Will the pandemic change societal attitudes to low pay and precarious working conditions? © Neil Hall/EPA/Bloomberg
The interest rate trap
It is safe to assume that the great debt overhang is unsustainable and will never be paid off in full. After the first and second world wars, debt levels were brought down by a combination of robust economic growth, which helped raise tax revenues, and de facto defaults, either informally through inflation or formally by way of debt reconstruction.
Unless there is a much greater improvement in developed world productivity (and thus growth) than now seems plausible, inflation will again have to do much of the debt reduction. The question for investors is whether central banks can respond to rising inflationary pressure by raising rates on this huge debt pile without prompting a devastating shock to markets.
In Mr White’s judgment, central banks know they cannot leave interest rates as low as they are, because they are inducing still more bad debt and bad behaviour. But they cannot raise rates because then they would trigger the very crisis they are trying to avoid.
Monetary policy has been asymmetric. Central banks have put a floor under markets in crises, but failed to put a cap on prices in bubbles. Because interest rates have never risen as much in upturns as they have dropped in downturns the central banks’ capacity to promote economic growth has been decreasing.
There is no easy way out of this trap. So for retail investors the message is that government bonds, traditionally regarded as safe assets, are in the long run dangerous. Real assets, such as property — notably residential, warehouses and care homes — and a modicum of portfolio insurance by investment in gold, will offer greater safety in what is anyway likely to be a low-return world.
Consider, now, a final category of risk: the political and the geopolitical. Who knows what Donald Trump might yet do to upset markets in the last days of his presidency? How will the strategic competition between China and the US develop, including in its military dimension? Could tensions in the Middle East erupt into war? How will Brexit unfold and what consequences might there be for sterling? Will the forthcoming departure of German chancellor Angela Merkel, Europe’s pre-eminent political leader, be accompanied by market turbulence? And can industry and commerce deliver on governments’ Paris agreement targets on carbon emissions without much tougher regulation? These risks are unquantifiable.

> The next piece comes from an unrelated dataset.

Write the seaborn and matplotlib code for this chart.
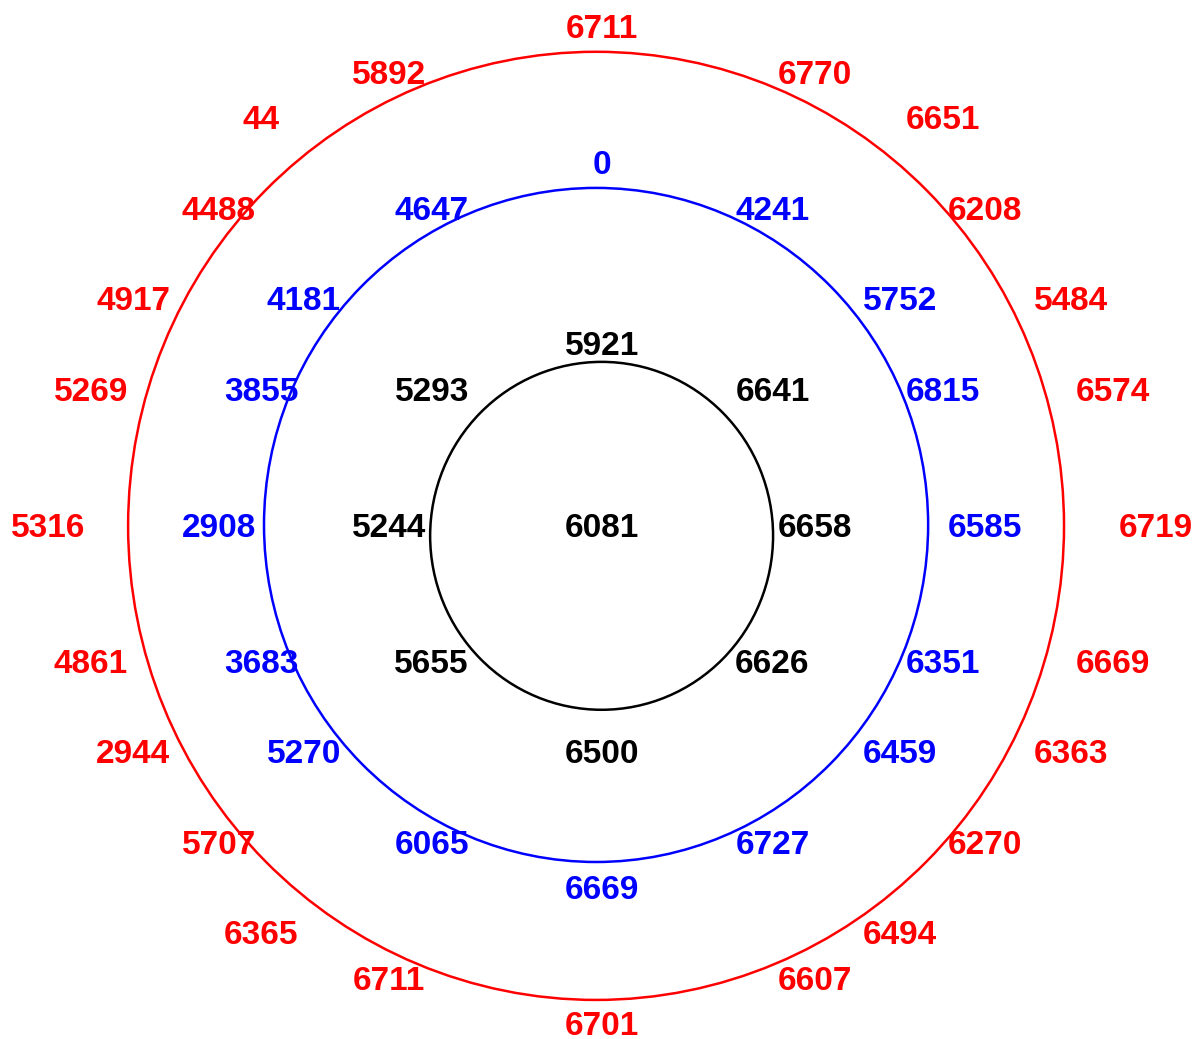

With central banks’ asset purchasing programmes increasing wealth inequality and the coronavirus adding to social inequality, including even life expectancy, the pressure for populist policy is intense. Historically, populism has encouraged monetary financing of public debt, followed by a descent into inflation. This is deeply troubling.
For the moment, though, investors’ most pressing financial concern should be the reality that the world economy is hostage to debt and wayward monetary policy. There will, in the end, be a reckoning. But the timing of any market crunch is inherently unpredictable — nor how it hits any particular country such as the UK. The American economist Herb Stein famously remarked that if something can’t go on forever, then it will stop. Less well known is the rejoinder by fellow economist Rudi Dornbusch who said: Yes, but it will go on a lot longer than you anticipate.